In a modern data stack, reliability isn't optional, it's a requirement. Data teams are tasked with building pipelines that extract from dozens (sometimes hundreds) of disparate sources, transform data under strict business logic, and load it into analytics-ready destinations. But even the most well-architected ETL workflows can fail silently without rigorous testing.

This is where ETL testing tools come in. They provide the automation, scale, and intelligence needed to validate data correctness, enforce transformation rules, detect schema drift, and maintain trust in downstream analytics. Whether you're overseeing a financial data pipeline bound by GDPR or a marketing dashboard with real-time ingestion, ETL testing ensures your insights are driven by data accuracy and consistency.

In this guide, we’ll break down the top ETL testing tools available in 2025, what features matter most in complex data environments, and how to choose the right platform for your needs. You'll also find practical best practices and comparisons to help elevate your data quality efforts for various use cases.

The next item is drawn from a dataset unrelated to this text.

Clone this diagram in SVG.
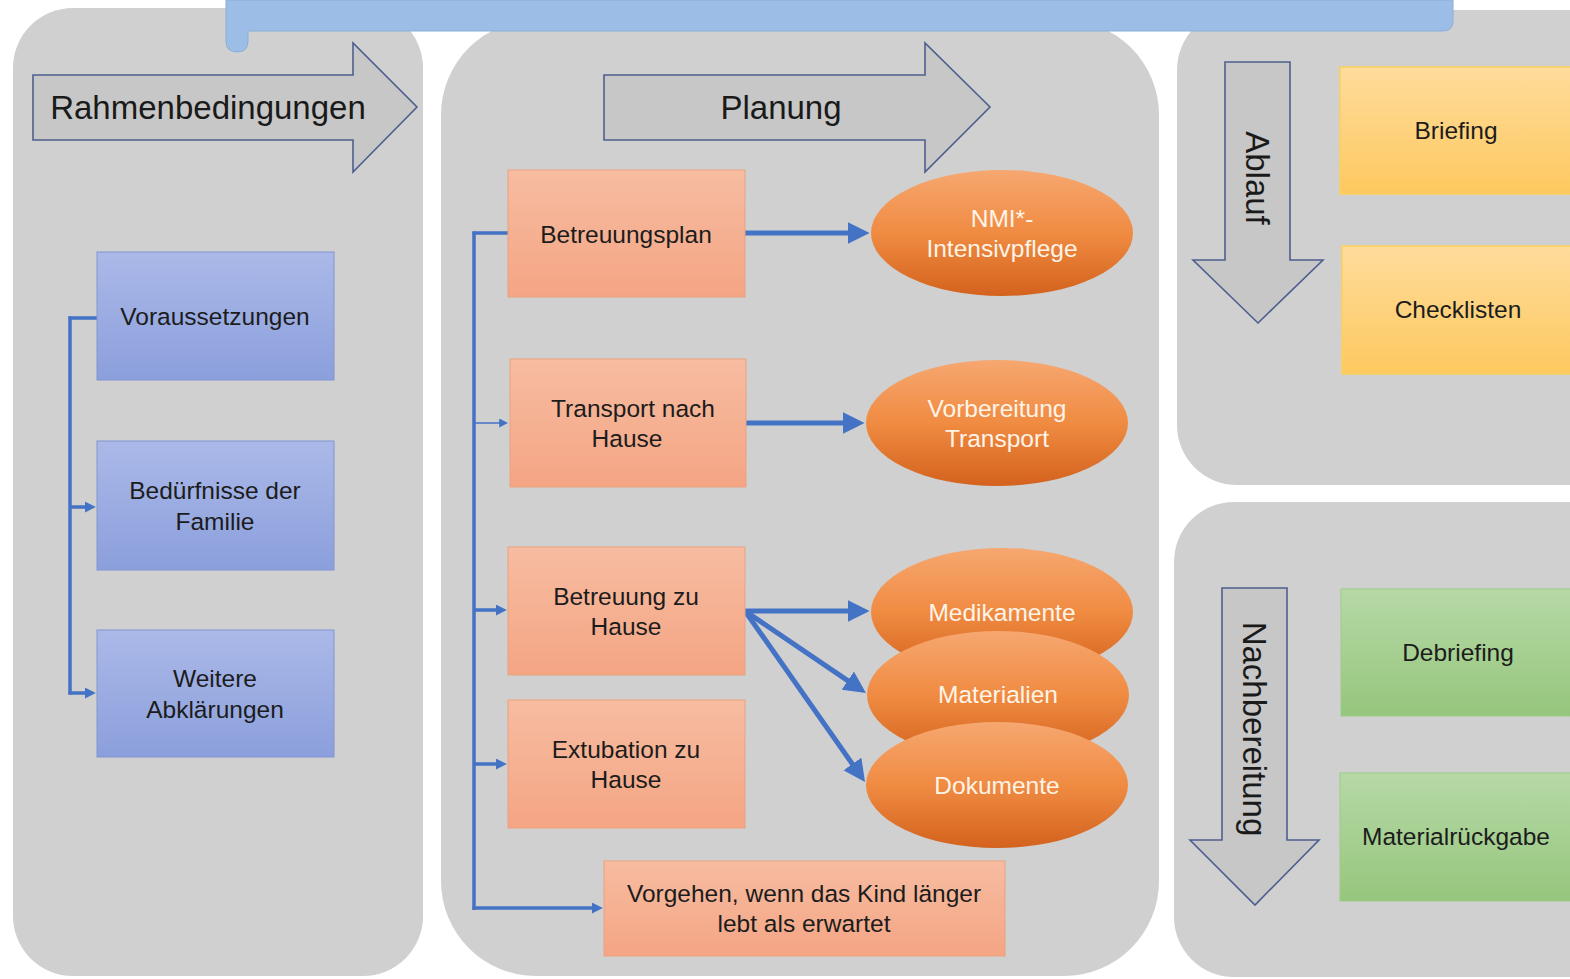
<svg xmlns="http://www.w3.org/2000/svg" width="1570" height="979" viewBox="0 0 1570 979">
<defs>
<style>
.panel{fill:#d0d0d0}
.bigarrow{fill:#c7c7c7;stroke:#4e5f8f;stroke-width:1.6}
.t{font-family:"Liberation Sans",Arial,sans-serif;font-size:24.5px;fill:#1c1c1c;text-anchor:middle}
.tw{font-family:"Liberation Sans",Arial,sans-serif;font-size:24.5px;fill:#fff4e8;text-anchor:middle}
.big{font-family:"Liberation Sans",Arial,sans-serif;font-size:33px;fill:#1a1a1a;text-anchor:middle}
.conn{stroke:#4472c4;fill:none}
</style>
<linearGradient id="gBlue" x1="0" y1="0" x2="0" y2="1"><stop offset="0" stop-color="#abb9e8"/><stop offset="1" stop-color="#8b9fdc"/></linearGradient>
<linearGradient id="gSalmon" x1="0" y1="0" x2="0" y2="1"><stop offset="0" stop-color="#f7bca1"/><stop offset="1" stop-color="#f4a584"/></linearGradient>
<linearGradient id="gYellow" x1="0" y1="0" x2="0" y2="1"><stop offset="0" stop-color="#ffdc9c"/><stop offset="1" stop-color="#fdc95f"/></linearGradient>
<linearGradient id="gGreen" x1="0" y1="0" x2="0" y2="1"><stop offset="0" stop-color="#b6d9a6"/><stop offset="1" stop-color="#96c67d"/></linearGradient>
<linearGradient id="gOrange" x1="0" y1="0" x2="0" y2="1"><stop offset="0" stop-color="#f6a770"/><stop offset="0.5" stop-color="#f08b42"/><stop offset="1" stop-color="#d3621d"/></linearGradient>
<marker id="mBig" viewBox="0 0 20 20" markerWidth="22" markerHeight="22" markerUnits="userSpaceOnUse" refX="4" refY="10" orient="auto"><path d="M0,0 L20,10 L0,20 z" fill="#4472c4"/></marker>
<marker id="mSmall" viewBox="0 0 10 10" markerWidth="11" markerHeight="11" markerUnits="userSpaceOnUse" refX="2" refY="5" orient="auto"><path d="M0,0 L10,5 L0,10 z" fill="#4472c4"/></marker>
<marker id="mTiny" viewBox="0 0 10 10" markerWidth="9" markerHeight="9" markerUnits="userSpaceOnUse" refX="2" refY="5" orient="auto"><path d="M0,0 L10,5 L0,10 z" fill="#4472c4"/></marker>
</defs>
<rect width="1570" height="979" fill="#ffffff"/>

<g id="panels">
<rect class="panel" x="13" y="8" width="410" height="968" rx="60" ry="60"/>
<rect class="panel" x="441" y="20" width="718" height="956" rx="95" ry="95"/>
<rect class="panel" x="1177" y="10" width="460" height="475" rx="60" ry="60"/>
<rect class="panel" x="1174" y="502" width="460" height="475" rx="60" ry="60"/>
</g>

<g id="topbar">
<path d="M226,0 L1453,0 L1453,21 Q1453,31 1443,31 L248,31 L248,41 Q248,52 237,52 Q226,52 226,41 Z" fill="#9cbde6" stroke="#8aaedb" stroke-width="1"/>
</g>

<g id="rahmenbedingungen">
<path class="bigarrow" d="M33,75 L353,75 L353,43 L417,107 L353,172 L353,140 L33,140 Z"/>
<text class="big" x="208" y="119">Rahmenbedingungen</text>
</g>

<g id="planung">
<path class="bigarrow" d="M604,75 L925,75 L925,43 L990,107 L925,172 L925,140 L604,140 Z"/>
<text class="big" x="781" y="119">Planung</text>
</g>

<g id="ablauf">
<path class="bigarrow" d="M1225,62 L1290,62 L1290,260 L1323,260 L1258,323 L1193,260 L1225,260 Z"/>
<text class="big" font-size="32" transform="translate(1246,178) rotate(90)" x="0" y="0">Ablauf</text>
</g>

<g id="nachbereitung">
<path class="bigarrow" d="M1222,588 L1287,588 L1287,840 L1319,840 L1255,905 L1190,840 L1222,840 Z"/>
<text class="big" font-size="32" transform="translate(1243,729) rotate(90)" x="0" y="0">Nachbereitung</text>
</g>

<g id="connectors">
<line class="conn" stroke-width="3.5" x1="70" y1="316.5" x2="70" y2="694.5"/>
<line class="conn" stroke-width="3.5" x1="68.5" y1="318" x2="100" y2="318"/>
<line class="conn" stroke-width="3.5" x1="70" y1="507" x2="87" y2="507" marker-end="url(#mSmall)"/>
<line class="conn" stroke-width="3.5" x1="68.5" y1="693" x2="87" y2="693" marker-end="url(#mSmall)"/>

<line class="conn" stroke-width="3.5" x1="474" y1="231.5" x2="474" y2="910"/>
<line class="conn" stroke-width="3.5" x1="472.5" y1="233" x2="508" y2="233"/>
<line class="conn" stroke-width="1.5" x1="474" y1="423" x2="501" y2="423" marker-end="url(#mTiny)"/>
<line class="conn" stroke-width="3.5" x1="474" y1="610" x2="498" y2="610" marker-end="url(#mSmall)"/>
<line class="conn" stroke-width="3.5" x1="474" y1="764" x2="498" y2="764" marker-end="url(#mSmall)"/>
<line class="conn" stroke-width="3.5" x1="472.5" y1="908" x2="594" y2="908" marker-end="url(#mSmall)"/>

<line class="conn" stroke-width="5" x1="745" y1="233" x2="852" y2="233" marker-end="url(#mBig)"/>
<line class="conn" stroke-width="5" x1="746" y1="423" x2="847" y2="423" marker-end="url(#mBig)"/>
<line class="conn" stroke-width="5" x1="745" y1="611" x2="852" y2="611" marker-end="url(#mBig)"/>
<line class="conn" stroke-width="5" x1="745" y1="611" x2="851.4" y2="683.1" marker-end="url(#mBig)"/>
<line class="conn" stroke-width="5" x1="745" y1="611" x2="854.9" y2="767.6" marker-end="url(#mBig)"/>
</g>

<g id="voraussetzungen">
<rect x="97" y="252" width="237" height="128" fill="url(#gBlue)" stroke="#8195d2" stroke-width="1"/>
<text class="t" x="215" y="325">Voraussetzungen</text>
</g>
<g id="beduerfnisse">
<rect x="97" y="441" width="237" height="129" fill="url(#gBlue)" stroke="#8195d2" stroke-width="1"/>
<text class="t" x="215" y="499">Bedürfnisse der</text>
<text class="t" x="215" y="530">Familie</text>
</g>
<g id="weitere">
<rect x="97" y="630" width="237" height="127" fill="url(#gBlue)" stroke="#8195d2" stroke-width="1"/>
<text class="t" x="215" y="687">Weitere</text>
<text class="t" x="215" y="718">Abklärungen</text>
</g>

<g id="betreuungsplan">
<rect x="508" y="170" width="237" height="127" fill="url(#gSalmon)" stroke="#eaa17f" stroke-width="1"/>
<text class="t" x="626" y="243">Betreuungsplan</text>
</g>
<g id="transport">
<rect x="510" y="359" width="236" height="128" fill="url(#gSalmon)" stroke="#eaa17f" stroke-width="1"/>
<text class="t" x="633" y="417">Transport nach</text>
<text class="t" x="627" y="447">Hause</text>
</g>
<g id="betreuungzuhause">
<rect x="508" y="547" width="237" height="128" fill="url(#gSalmon)" stroke="#eaa17f" stroke-width="1"/>
<text class="t" x="626" y="605">Betreuung zu</text>
<text class="t" x="626" y="635">Hause</text>
</g>
<g id="extubation">
<rect x="508" y="700" width="237" height="128" fill="url(#gSalmon)" stroke="#eaa17f" stroke-width="1"/>
<text class="t" x="626" y="758">Extubation zu</text>
<text class="t" x="626" y="788">Hause</text>
</g>
<g id="vorgehen">
<rect x="604" y="861" width="401" height="95" fill="url(#gSalmon)" stroke="#eaa17f" stroke-width="1"/>
<text class="t" x="804" y="902">Vorgehen, wenn das Kind länger</text>
<text class="t" x="804" y="932">lebt als erwartet</text>
</g>

<g id="nmi">
<ellipse cx="1002" cy="233" rx="131" ry="63" fill="url(#gOrange)"/>
<text class="tw" x="1002" y="227">NMI*-</text>
<text class="tw" x="1002" y="257">Intensivpflege</text>
</g>
<g id="vorbereitung">
<ellipse cx="997" cy="423" rx="131" ry="63" fill="url(#gOrange)"/>
<text class="tw" x="997" y="417">Vorbereitung</text>
<text class="tw" x="997" y="447">Transport</text>
</g>
<g id="medikamente">
<ellipse cx="1002" cy="612" rx="131" ry="64" fill="url(#gOrange)"/>
<text class="tw" x="1002" y="621">Medikamente</text>
</g>
<g id="materialien">
<ellipse cx="998" cy="695" rx="131" ry="64" fill="url(#gOrange)"/>
<text class="tw" x="998" y="703">Materialien</text>
</g>
<g id="dokumente">
<ellipse cx="997" cy="785" rx="131" ry="63" fill="url(#gOrange)"/>
<text class="tw" x="997" y="794">Dokumente</text>
</g>

<g id="briefing">
<rect x="1340" y="67" width="240" height="127" fill="url(#gYellow)" stroke="#fbcf5c" stroke-width="1.5"/>
<text class="t" x="1456" y="139">Briefing</text>
</g>
<g id="checklisten">
<rect x="1342" y="246" width="240" height="128" fill="url(#gYellow)" stroke="#fbcf5c" stroke-width="1.5"/>
<text class="t" x="1458" y="318">Checklisten</text>
</g>
<g id="debriefing">
<rect x="1341" y="589" width="240" height="127" fill="url(#gGreen)" stroke="#9dcb86" stroke-width="1"/>
<text class="t" x="1458" y="661">Debriefing</text>
</g>
<g id="materialrueckgabe">
<rect x="1340" y="773" width="240" height="128" fill="url(#gGreen)" stroke="#9dcb86" stroke-width="1"/>
<text class="t" x="1456" y="845">Materialrückgabe</text>
</g>
</svg>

What Is ETL Testing and Why Is It Non-Negotiable?

ETL testing is the validation of Extract, Transform, and Load operations to ensure that source data is moved, reshaped, and ingested with accuracy, consistency, and integrity. This isn’t just a QA task—it’s foundational to:

  • Data warehouse reliability

  • Analytics accuracy

  • Regulatory compliance (e.g., GDPR, HIPAA, CCPA)

  • Business trust in reporting and dashboards

As enterprise data ecosystems grow more complex—with real-time ingestion, multi-cloud architectures, and event-driven processing—ETL automation testing tools have evolved from nice-to-haves to critical infrastructure.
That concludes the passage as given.